Стараясь не пыхтеть, широко открытым ртом выдыхаю в сторону, чтобы мама не заметила, как быстро я теперь начинаю задыхаться.
Без рубашки пот по крайней мере холодил бы, а не разъедал – но тогда откроется распластавший меня рубец. Отворачивая лицо, я повсюду вижу разные прибамбасики для лежачих – поильники, кормильники, пюпитры для чтения из магазина “Мелодия”, подносы, подсовы, колбочки, палочки, полочки: Катька хотя бы на “лечение” старается потрясти мошной небеса, ибо родители слишком уж слезно умоляют не покупать им новые вещи. У них действительно все есть, как у султана Брунея, остатки двух своих пенсий они еще и откладывают на книжку: “Уже два раза все потеряли, – неведомо кому ябедничает Катька, – теперь копят для третьего”. Поскольку их аскетизм служит ей укором, она выработала защитную формулу: надо уметь зарабатывать, а не экономить.
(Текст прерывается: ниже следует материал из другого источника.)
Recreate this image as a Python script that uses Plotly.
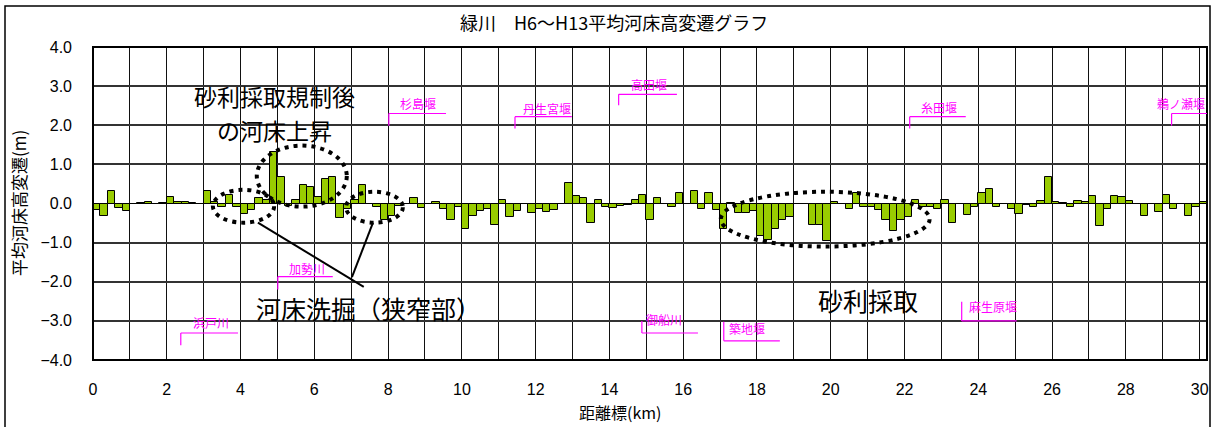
import plotly.graph_objects as go

# ---- data ----
km_start = 0.0
km_step = 0.2
change_m = [
    -0.17, -0.31, 0.31, -0.11, -0.18,   # 0
    0.00, 0.01, 0.03, -0.01, 0.01,      # 1
    0.17, 0.05, 0.03, 0.01, 0.00,       # 2
    0.32, 0.05, -0.10, 0.22, -0.09,     # 3
    -0.28, -0.17, 0.14, 0.09, 1.32,     # 4
    0.68, -0.07, 0.08, 0.47, 0.43,      # 5
    0.17, 0.63, 0.68, -0.38, -0.13,     # 6
    0.08, 0.47, -0.01, -0.09, -0.41,    # 7
    -0.32, -0.07, 0.00, 0.14, -0.11,    # 8
    -0.02, 0.05, -0.14, -0.42, -0.08,   # 9
    -0.64, -0.31, -0.18, -0.15, -0.56,  # 10
    0.09, -0.34, -0.18, 0.00, -0.24,    # 11
    -0.14, -0.21, -0.17, -0.01, 0.52,   # 12
    0.19, 0.14, -0.51, 0.09, -0.09,     # 13
    -0.12, -0.06, -0.03, 0.09, 0.21,    # 14
    -0.43, 0.15, 0.00, -0.10, 0.26,     # 15
    0.00, 0.31, -0.15, 0.26, -0.17,     # 16
    -0.65, 0.02, -0.24, -0.24, -0.20,   # 17
    -0.84, -0.94, -0.65, -0.41, -0.34,  # 18
    -0.01, 0.00, -0.55, -0.55, -0.97,   # 19
    0.05, 0.00, -0.14, 0.26, -0.08,     # 20
    -0.09, -0.17, -0.43, -0.71, -0.43,  # 21
    -0.35, 0.09, -0.08, -0.08, -0.14,   # 22
    0.09, -0.50, 0.00, -0.30, -0.09,    # 23
    0.28, 0.38, -0.08, 0.00, -0.15,     # 24
    -0.26, -0.04, -0.08, 0.06, 0.68,    # 25
    0.04, 0.02, -0.10, 0.06, 0.04,      # 26
    0.19, -0.57, -0.14, 0.18, 0.16,     # 27
    0.06, -0.01, -0.32, 0.00, -0.22,    # 28
    0.22, -0.14, 0.00, -0.31, -0.08,    # 29
    0.03,                               # 30
]
km = [round(km_start + i * km_step, 1) for i in range(len(change_m))]

x_tick_vals = list(range(0, 31, 2))
x_tick_text = [str(v) for v in x_tick_vals]
y_tick_vals = [4, 3, 2, 1, 0, -1, -2, -3, -4]

title_text = "緑川　H6～H13平均河床高変遷グラフ"
x_title = "距離標(km)"
y_title = "平均河床高変遷(m)"

# weir / tributary labels
landmark_names = ["杉島堰", "丹生宮堰", "高田堰", "糸田堰", "鵜ノ瀬堰",
                  "浜戸川", "加勢川", "御船川", "築地堰", "麻生原堰"]

# ---- layout helpers (positions in data coordinates) ----
# (label_x, label_y, bracket_x0, bracket_x1, bracket_y_h, bracket_y_v_end)
landmark_layout = [
    (8.81, 2.56, 8.02, 9.57, 2.30, 1.99),
    (12.30, 2.43, 11.44, 12.98, 2.22, 1.92),
    (15.07, 3.04, 14.25, 15.83, 2.79, 2.51),
    (22.93, 2.46, 22.14, 23.66, 2.22, 1.92),
    (29.49, 2.56, 29.24, 30.2, 2.30, 1.99),
    (3.20, -3.03, 2.38, 3.93, -3.31, -3.62),
    (5.80, -1.67, 5.01, 6.50, -1.87, -2.20),
    (15.47, -2.97, 14.88, 16.40, -3.31, -3.00),
    (17.72, -3.20, 17.10, 18.62, -3.51, -3.02),
    (24.39, -2.64, 23.55, 25.04, -3.00, -2.51),
]

PINK = "#ff00ff"
CJK = "Noto Sans CJK JP"

fig = go.Figure()
fig.add_trace(go.Bar(
    x=km, y=change_m, width=km_step, offset=0,
    marker=dict(color="#99cc00", line=dict(color="#000000", width=1)),
    showlegend=False, hoverinfo="x+y",
))

shapes = []
annotations = []

px_l, px_r, px_t, px_b = 93, 1207, 47, 360
def pxx(p):
    return (p - px_l) / (px_r - px_l)
def pxy(p):
    return (px_b - p) / (px_b - px_t)

# outer chart frame
shapes.append(dict(type="rect", xref="paper", yref="paper",
                   x0=pxx(5), x1=pxx(1210), y0=pxy(432), y1=pxy(6),
                   line=dict(color="#000", width=1.5), layer="below"))
# plot frame
shapes.append(dict(type="rect", xref="paper", yref="paper",
                   x0=0, x1=1, y0=0, y1=1,
                   line=dict(color="#000", width=2)))

for name, (lx, ly, bx0, bx1, bh, bv) in zip(landmark_names, landmark_layout):
    annotations.append(dict(x=lx, y=ly, xref="x", yref="y", text=name,
                            xanchor="center", yanchor="middle",
                            showarrow=False, font=dict(family=CJK, size=12, color=PINK)))
    shapes.append(dict(type="line", xref="x", yref="y", x0=bx0, x1=bx1, y0=bh, y1=bh,
                       line=dict(color=PINK, width=1.2)))
    shapes.append(dict(type="line", xref="x", yref="y", x0=bx0, x1=bx0, y0=bh, y1=bv,
                       line=dict(color=PINK, width=1.2)))

# dotted ellipses
for (x0, x1, y0, y1) in [(3.25, 4.91, -0.49, 0.35),
                         (4.44, 6.88, -0.08, 1.48),
                         (6.86, 8.40, -0.49, 0.30),
                         (17.02, 22.68, -1.10, 0.30)]:
    shapes.append(dict(type="circle", xref="x", yref="y", x0=x0, x1=x1, y0=y0, y1=y1,
                       line=dict(color="#000", width=4, dash="4px,5px")))

# callout lines
shapes.append(dict(type="line", xref="x", yref="y", x0=4.47, y0=-0.49, x1=7.34, y1=-2.13,
                   line=dict(color="#000", width=2)))
shapes.append(dict(type="line", xref="x", yref="y", x0=7.59, y0=-0.49, x1=7.02, y1=-1.88,
                   line=dict(color="#000", width=2)))

big = dict(family=CJK, size=25, color="#000")
annotations += [
    dict(x=4.93, y=(203.85 - 97) / 39.04, xref="x", yref="y", text="砂利採取規制後",
         showarrow=False, xanchor="center", yanchor="middle",
         font=dict(family=CJK, size=23, color="#000")),
    dict(x=4.91, y=(203.85 - 131) / 39.04, xref="x", yref="y", text="の河床上昇",
         showarrow=False, xanchor="center", yanchor="middle",
         font=dict(family=CJK, size=23, color="#000")),
    dict(x=7.48, y=-2.67, xref="x", yref="y", text="河床洗掘（狭窄部）", showarrow=False,
         xanchor="center", yanchor="middle", font=big),
    dict(x=21.0, y=-2.46, xref="x", yref="y", text="砂利採取", showarrow=False,
         xanchor="center", yanchor="middle", font=big),
    dict(x=pxx(614), y=pxy(22), xref="paper", yref="paper", text=title_text, showarrow=False,
         xanchor="center", yanchor="middle", font=dict(family=CJK, size=18, color="#000")),
    dict(x=pxx(620), y=pxy(412), xref="paper", yref="paper", text=x_title, showarrow=False,
         xanchor="center", yanchor="middle", font=dict(family=CJK, size=16, color="#000")),
    dict(x=pxx(18), y=pxy(203), xref="paper", yref="paper", text=y_title, showarrow=False,
         xanchor="center", yanchor="middle",
         textangle=-90, font=dict(family=CJK, size=17, color="#000")),
]

fig.update_layout(
    width=1224, height=427,
    margin=dict(l=px_l, r=1224 - px_r, t=px_t, b=427 - px_b, autoexpand=False),
    paper_bgcolor="#ffffff", plot_bgcolor="#ffffff",
    bargap=0,
    shapes=shapes, annotations=annotations,
    font=dict(family="Liberation Sans, Arial", size=16, color="#000"),
)
fig.update_xaxes(
    range=[0, 30.2], tickvals=x_tick_vals, ticktext=x_tick_text,
    showgrid=True, gridcolor="#111", gridwidth=1,
    minor=dict(dtick=1, tick0=0, showgrid=True, gridcolor="#111", gridwidth=1),
    zeroline=False, showline=False, ticks="", ticklabelstandoff=18,
    tickfont=dict(family="Liberation Sans, Arial", size=16),
)
fig.update_yaxes(
    range=[-4, 4], tickvals=y_tick_vals, tickformat=".1f",
    showgrid=True, gridcolor="#333", gridwidth=1.5,
    zeroline=True, zerolinecolor="#000", zerolinewidth=1,
    showline=False, ticks="", ticklabelstandoff=20,
    tickfont=dict(family="Liberation Sans, Arial", size=16),
)

fig.write_html("out.html", config={"displayModeBar": False},
               post_script="document.body.style.margin='0px';")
У Катьки практически нет недостатков – одни избытки. Впрочем, и всякое зло есть передозировка какого-то добра. (Нет, у Катьки все-таки имеется недостаток – игривости: она не умеет подмигивать, просто прикрывает свой лазурный глаз, а оставшимся простодушно высматривает, какое произвела впечатление.)
Отцовская, к примеру, тяга ко всяческому убожеству проистекает из преувеличенного благоговения перед человеческим трудом. Он лет до двадцати верил, что воду в кран закачивает некий Сизиф, денно и нощно сгибающийся и разгибающийся над пожарной помпой, – так с тех пор и торопится поскорее завинтить кран, щелкнуть выключателем, перекрыть газ, кислород… Новую горелку он зажигает от старой только при помощи обугленной спички: дерева на земле и так осталось…
Мамина испарина налилась до струящегося бисера, однако она и под распаренностью находит, чем покраснеть: ей снова нужно в туалет.
Ведь только же была!.. Я изображаю восторг тем более неподдельный, что это и для меня повод передохнуть. Я уже трижды допытывался, не слишком ли она устала, но – если врач велел
“нагружаться”, уж моя-то мама увиливать не станет. Отправляясь заранее включить свет в уборной, попутно заглядываю в ванную облиться – и обнаруживаю там деда: он моет руки без света – при открытой двери и так более или менее видно. Не удерживаюсь от выразительного вздоха. Долго плещу себе в раскаленное лицо, но брызги с шипеньем отскакивают, как от сковороды. Выхожу, щелкаю туалетным выключателем – и слышу через дверь протестующий голос отца: он и в темноте не промахнется. Дождавшись появления его обесцвеченных тренировочных с истрепанными в шпагатинки штрипками (от греха гляжу себе под ноги), снова зажигаю свет и впрок распахиваю дверь, но когда мы с мамой дошатываемся до нее, свет уже выключен, а дверь закрыта: папа успел навести порядок.